= Data to use =
^^^^^^^^^^^^^^^^
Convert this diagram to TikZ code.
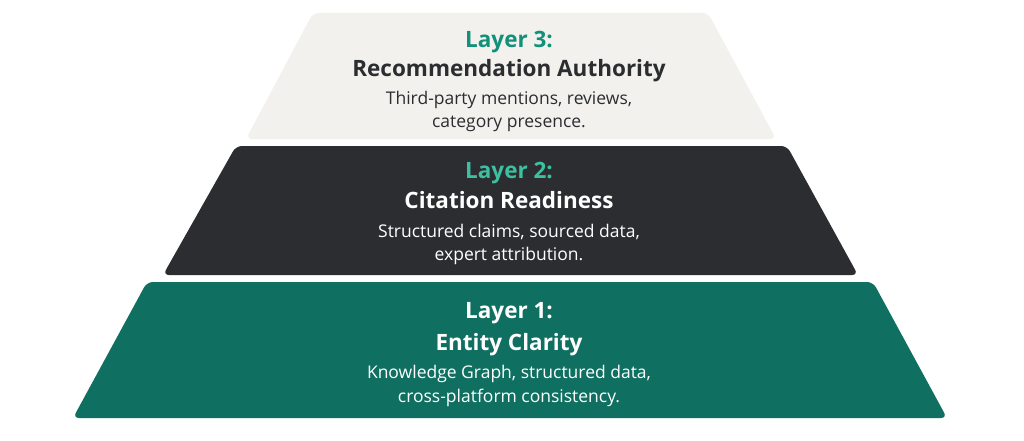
\documentclass[tikz,border=0pt]{standalone}
\usepackage{fontspec}
\setmainfont{Open Sans}
\definecolor{beige}{HTML}{F3F1ED}
\definecolor{dark}{HTML}{2B2D30}
\definecolor{teal1}{HTML}{0F7062}
\definecolor{tealtxt}{HTML}{12907A}
\definecolor{teallight}{HTML}{3DBFA0}
\begin{document}
\begin{tikzpicture}[x=1pt,y=-1pt,
  layer/.style={rounded corners=6pt},
  lbl/.style={font=\fontsize{22.5}{26}\selectfont\bfseries, inner sep=0pt, anchor=base},
  ttl/.style={font=\fontsize{22.5}{26}\selectfont\bfseries, inner sep=0pt, anchor=base},
  desc/.style={font=\fontsize{17.5}{24}\selectfont, inner sep=0pt, anchor=base}]
\useasboundingbox[fill=white] (0,0) rectangle (1024,441);
% layer 3
\fill[layer, beige] (313,13) -- (708,13) -- (776,139) -- (246,139) -- cycle;
\node[lbl, text=tealtxt] (l3a) at (509,48) {Layer 3:};
\node[ttl, text=dark] (l3b) at (509,77) {Recommendation Authority};
\node[desc, text=dark] (l3c) at (509,105) {Third-party mentions, reviews,};
\node[desc, text=dark] (l3d) at (509,128) {category presence.};
% layer 2
\fill[layer, dark] (236,146) -- (787,146) -- (858,275) -- (163,275) -- cycle;
\node[lbl, text=teallight] (l2a) at (509,178) {Layer 2:};
\node[ttl, text=white] (l2b) at (509,208) {Citation Readiness};
\node[desc, text=white] (l2c) at (509,237) {Structured claims, sourced data,};
\node[desc, text=white] (l2d) at (509,260) {expert attribution.};
% layer 1
\fill[layer, teal1] (147,282) -- (873,282) -- (947,418) -- (73,418) -- cycle;
\node[lbl, text=white] (l1a) at (509,318) {Layer 1:};
\node[ttl, text=white] (l1b) at (509,350) {Entity Clarity};
\node[desc, text=white] (l1c) at (509,378) {Knowledge Graph, structured data,};
\node[desc, text=white] (l1d) at (509,402) {cross-platform consistency.};
\end{tikzpicture}
\end{document}
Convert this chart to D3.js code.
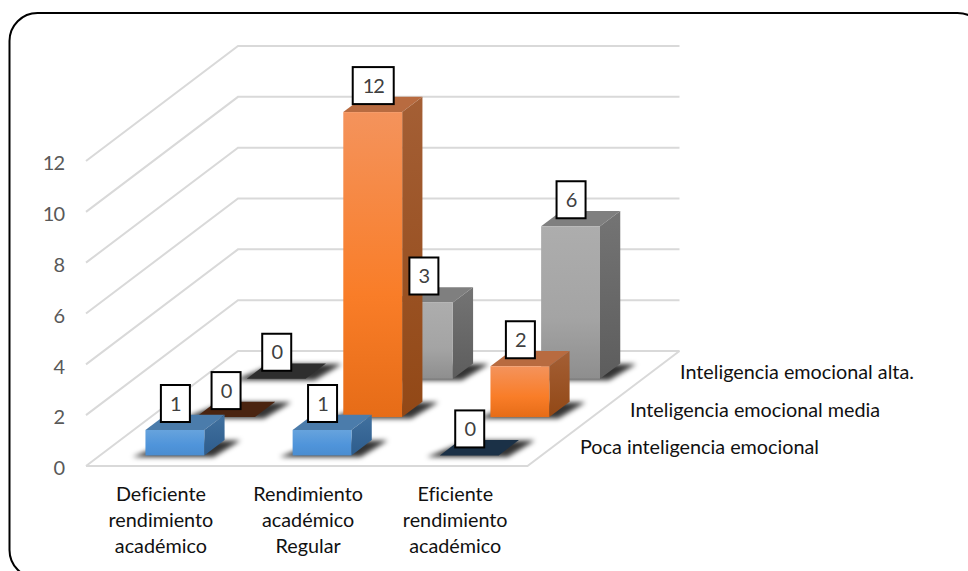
<!DOCTYPE html>
<html>
<head>
<meta charset="utf-8">
<script src="https://cdn.jsdelivr.net/npm/d3@7"></script>
<style>
  html, body { margin: 0; padding: 0; background: #fff; overflow: hidden; }
  text { font-family: Lato, "Open Sans", sans-serif; font-variant-ligatures: none; }
</style>
</head>
<body>
<svg id="chart" width="968" height="571"></svg>
<script>
'use strict';

// data
const categories = [ ['Deficiente', 'rendimiento', 'académico'],
                     ['Rendimiento', 'académico', 'Regular'],
                     ['Eficiente', 'rendimiento', 'académico'] ];
const seriesNames = [ 'Poca inteligencia emocional', 'Inteligencia emocional media', 'Inteligencia emocional alta.' ];
const pocaValues  = [ 1, 1, 0 ];
const mediaValues = [ 0, 12, 2 ];
const altaValues  = [ 0, 3, 6 ];
const yTicks      = [ 0, 2, 4, 6, 8, 10, 12 ];

const seriesValues = [ pocaValues, mediaValues, altaValues ];
const catIds       = categories.map( (c, i) => i );

// colours per series: front gradient, side gradient, top, flat top of a zero bar
const palette = [
  { front: ['#66a3dd', '#4f94da', '#4a8dd0'], side: ['#41719f', '#2d5c8c'], top: '#4b7cab', zero: '#1b3147' },
  { front: ['#f4935c', '#f97d28', '#e66c17'], side: ['#a45f35', '#924816'], top: '#b86b40', zero: '#4a2410' },
  { front: ['#adadad', '#a4a4a4', '#8e8e8e'], side: ['#747474', '#5d5d5d'], top: '#7f7f7f', zero: '#2e2e2e' }
];

const svg  = d3.select('#chart');
const defs = svg.append('defs');

// frame
svg.append('rect')
    .attr('x', 9.5).attr('y', 13)
    .attr('width', 976).attr('height', 565)
    .attr('rx', 28).attr('ry', 28)
    .style('fill', '#fff')
    .style('stroke', '#000')
    .style('stroke-width', 2);

// scales: category along x, series along depth (0 front, 1 back), value up
const x = d3.scaleBand().domain( catIds ).range( [86, 527.5] ).paddingInner( 0.6 ).paddingOuter( 0.3 ).align( 0.515 );
const z = d3.scaleBand().domain( [0, 1, 2] ).range( [-0.008, 0.992] ).paddingInner( 0.6 ).paddingOuter( 0.3 );
const y = d3.scaleLinear().domain( [0, 12] ).range( [466, 161] );

const depthX = 152,
      depthY = 115;

// oblique projection of a chart point to the screen
function project( px, t, v ) {
  return [ px + t * depthX, y( v ) - t * depthY ];
}
const pts = (list) => list.map( (p) => p.join(',') ).join(' ');

// gradients
palette.forEach( (p, i) => {
  const front = defs.append('linearGradient').attr('id', 'front' + i).attr('x1', 0).attr('y1', 0).attr('x2', 0).attr('y2', 1);
  [0, 0.6, 1].forEach( (o, k) => front.append('stop').attr('offset', o).attr('stop-color', p.front[k]) );
  const side = defs.append('linearGradient').attr('id', 'side' + i).attr('x1', 0).attr('y1', 0).attr('x2', 0).attr('y2', 1);
  [0, 1].forEach( (o, k) => side.append('stop').attr('offset', o).attr('stop-color', p.side[k]) );
});
defs.append('filter').attr('id', 'blur')
    .attr('x', '-30%').attr('y', '-60%').attr('width', '160%').attr('height', '220%')
  .append('feGaussianBlur').attr('stdDeviation', 2.8);

// gridlines on the side wall and back wall
const [xMin, xMax] = x.range();
svg.append('g').attr('class', 'grid')
  .selectAll('polyline')
  .data( yTicks )
  .enter().append('polyline')
    .attr('points', (d) => pts( [ project( xMin, 0, d ), project( xMin, 1, d ), project( xMax, 1, d ) ] ))
    .style('fill', 'none')
    .style('stroke', '#d9d9d9')
    .style('stroke-width', 2);

// front and right edge of the floor
svg.append('polyline')
    .attr('points', pts( [ project( xMin, 0, 0 ), project( xMax, 0, 0 ), project( xMax, 1, 0 ) ] ))
    .style('fill', 'none')
    .style('stroke', '#d9d9d9')
    .style('stroke-width', 2);

// y axis labels
const yAxis = svg.append('g')
    .attr('transform', 'translate(64,0)')
    .call( d3.axisLeft( y ).tickValues( yTicks ).tickSize( 0 ).tickPadding( 0 ) );
yAxis.select('.domain').remove();
yAxis.selectAll('text')
    .attr('dy', '0.44em')
    .style('font-size', '20px')
    .style('letter-spacing', '-1px')
    .style('font-family', 'Lato, "Open Sans", sans-serif')
    .style('fill', '#595959');

// flatten to one record per bar, back row first so nearer bars overlap
const bars = [];
[2, 1, 0].forEach( (s) => catIds.forEach( (c) => bars.push( { s, c, v: seriesValues[s][c] } ) ) );

const barWidth = x.bandwidth(),
      barDepth = z.bandwidth();

const barG = svg.append('g').attr('class', 'bars')
  .selectAll('g')
  .data( bars )
  .enter().append('g');

// soft shadow on the floor
barG.append('polygon')
    .attr('points', (d) => {
      const l = x( d.c ), t = z( d.s );
      const a = project( l, t, 0 ), b = project( l + barWidth, t, 0 ),
            c = project( l + barWidth, t + barDepth, 0 ), e = project( l, t + barDepth, 0 );
      return pts( [ [a[0] - 13, a[1] + 1.5], [b[0] + 9, b[1] + 1.5], [c[0] + 16, c[1] + 0.5], [e[0] + 8, e[1] + 0.5] ] );
    })
    .attr('filter', 'url(#blur)')
    .style('fill', '#000')
    .style('fill-opacity', 0.8);

// top face
barG.append('polygon')
    .attr('points', (d) => {
      const l = x( d.c ), t = z( d.s );
      return pts( [ project( l, t, d.v ), project( l + barWidth, t, d.v ),
                    project( l + barWidth, t + barDepth, d.v ), project( l, t + barDepth, d.v ) ] );
    })
    .style('fill', (d) => d.v === 0 ? palette[d.s].zero : palette[d.s].top);

// side face
barG.filter( (d) => d.v > 0 ).append('polygon')
    .attr('points', (d) => {
      const r = x( d.c ) + barWidth, t = z( d.s );
      return pts( [ project( r, t, d.v ), project( r, t + barDepth, d.v ),
                    project( r, t + barDepth, 0 ), project( r, t, 0 ) ] );
    })
    .style('fill', (d) => `url(#side${d.s})`);

// front face
barG.filter( (d) => d.v > 0 ).append('rect')
    .attr('x', (d) => project( x( d.c ), z( d.s ), d.v )[0])
    .attr('y', (d) => project( x( d.c ), z( d.s ), d.v )[1])
    .attr('width', barWidth)
    .attr('height', (d) => y( 0 ) - y( d.v ))
    .style('fill', (d) => `url(#front${d.s})`);

// value labels, boxed, on top of all the bars
const labelG = svg.append('g').attr('class', 'labels')
  .selectAll('g')
  .data( bars )
  .enter().append('g')
    .attr('transform', (d) => {
      const p = project( x( d.c ) + barWidth / 2, z( d.s ), d.v );
      return `translate(${p[0] + 0.5},${p[1] - 26.5})`;
    });
labelG.append('rect')
    .attr('x', (d) => -(String( d.v ).length * 12 + 17) / 2)
    .attr('y', -18.5)
    .attr('width', (d) => String( d.v ).length * 12 + 17)
    .attr('height', 37)
    .style('fill', '#fff')
    .style('stroke', '#000')
    .style('stroke-width', 2);
labelG.append('text')
    .attr('text-anchor', 'middle')
    .attr('dy', '0.36em')
    .style('font-size', '20px')
    .style('letter-spacing', '-1px')
    .style('fill', '#404040')
    .text( (d) => d.v );

// category labels
svg.append('g').attr('class', 'categories')
  .selectAll('text')
  .data( catIds )
  .enter().append('text')
    .attr('text-anchor', 'middle')
    .style('font-size', '19.8px')
    .style('fill', '#111')
  .selectAll('tspan')
  .data( (c) => categories[c].map( (line, i) => ({ c, line, i }) ) )
  .enter().append('tspan')
    .attr('x', (d) => x( d.c ) + barWidth / 2)
    .attr('y', (d) => 501 + d.i * 26)
    .text( (d) => d.line );

// series labels, following the right edge of the floor
svg.append('g').attr('class', 'series')
  .selectAll('text')
  .data( seriesNames )
  .enter().append('text')
    .attr('x', (d, i) => 580 + i * 50)
    .attr('y', (d, i) => 454 - i * 37.5)
    .style('font-size', '19.8px')
    .style('fill', '#111')
    .text( (d) => d );
</script>
</body>
</html>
^^^^^^^^^^^^^^^^
= Goal =
Output word for word the lines running from the one containing "Convert this chart to D3.js code." to the one containing "const defs = svg.append('defs');", both included, leaving out the pictures.

= Task result =
Convert this chart to D3.js code.
<!DOCTYPE html>
<html>
<head>
<meta charset="utf-8">
<script src="https://cdn.jsdelivr.net/npm/d3@7"></script>
<style>
  html, body { margin: 0; padding: 0; background: #fff; overflow: hidden; }
  text { font-family: Lato, "Open Sans", sans-serif; font-variant-ligatures: none; }
</style>
</head>
<body>
<svg id="chart" width="968" height="571"></svg>
<script>
'use strict';

// data
const categories = [ ['Deficiente', 'rendimiento', 'académico'],
                     ['Rendimiento', 'académico', 'Regular'],
                     ['Eficiente', 'rendimiento', 'académico'] ];
const seriesNames = [ 'Poca inteligencia emocional', 'Inteligencia emocional media', 'Inteligencia emocional alta.' ];
const pocaValues  = [ 1, 1, 0 ];
const mediaValues = [ 0, 12, 2 ];
const altaValues  = [ 0, 3, 6 ];
const yTicks      = [ 0, 2, 4, 6, 8, 10, 12 ];

const seriesValues = [ pocaValues, mediaValues, altaValues ];
const catIds       = categories.map( (c, i) => i );

// colours per series: front gradient, side gradient, top, flat top of a zero bar
const palette = [
  { front: ['#66a3dd', '#4f94da', '#4a8dd0'], side: ['#41719f', '#2d5c8c'], top: '#4b7cab', zero: '#1b3147' },
  { front: ['#f4935c', '#f97d28', '#e66c17'], side: ['#a45f35', '#924816'], top: '#b86b40', zero: '#4a2410' },
  { front: ['#adadad', '#a4a4a4', '#8e8e8e'], side: ['#747474', '#5d5d5d'], top: '#7f7f7f', zero: '#2e2e2e' }
];

const svg  = d3.select('#chart');
const defs = svg.append('defs');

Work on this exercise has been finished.